In the Italian villages of Gaiole, Radda and Castellina, where slopes of vineyard blanket Tuscan hillsides, oak has been used for more than 600 years to age and store the region’s famous wine.
Just up the road in Florence, where the first bottle of Chianti was ever sold, the same oak is used by the chess craftsmen of Italfama.
Here they use it to create the foundations of a luxury chess set upon which they place gold and silver.
The board is hand made, just like the chess pieces, not because it has to be but rather because it should be.
Oak has been an ally of Tuscan luxury for half a century, and the people here have a deep seated, innate respect for its quality, longevity and value. As a result our Regency Chess customers can expect to own an ornate chess set that will last for generations. In fact, this Italian chess set’s permanence, as much as its beauty, was a primary reason we decided to stock it.

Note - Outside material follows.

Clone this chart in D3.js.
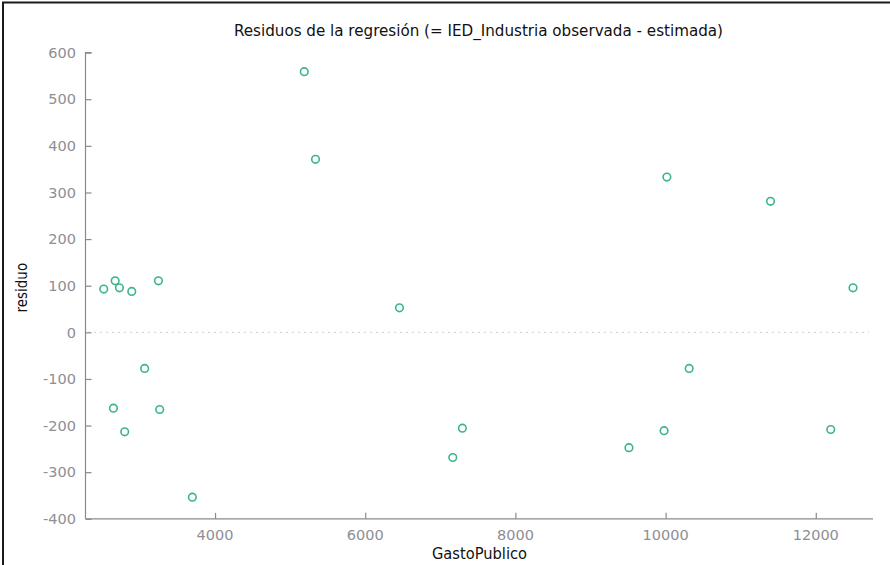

At 19 inches, including the intricately carved border, this oak chessboard holds its place well without contravening a room’s natural atmosphere. There is an almost understated extravagance to it. The patterning is classical without being exuberant, the coloration elegant without pomposity and the playing surface rustic but not worn.
After creating such a wonderful chess board Italfama had the unenviable task of crafting a set of metal chess pieces worthy to sit upon it. Naturally, their starting point was gold and silver.
Gold and Silver Chessmen
The San Severeo Chess Pieces are cast from 30-year old Italfama moulds before being coated in Gold and Silver plating. The actual design is not too far away from the classic Staunton Chessmen shape, with a recognizable Bishop, Knight and Rook all featured. The Royal pieces, too, are quickly identifiable. What is uncommon in these metal chess pieces is the quality in which they are made. The top of each piece is screwed through a solid oak midriff and into its corresponding base.
There is no glue or sealer involved. Essentially the San Severeo Chessmen are built to last, which is why the Florentine craftsmen construct them from oak, gold and silver.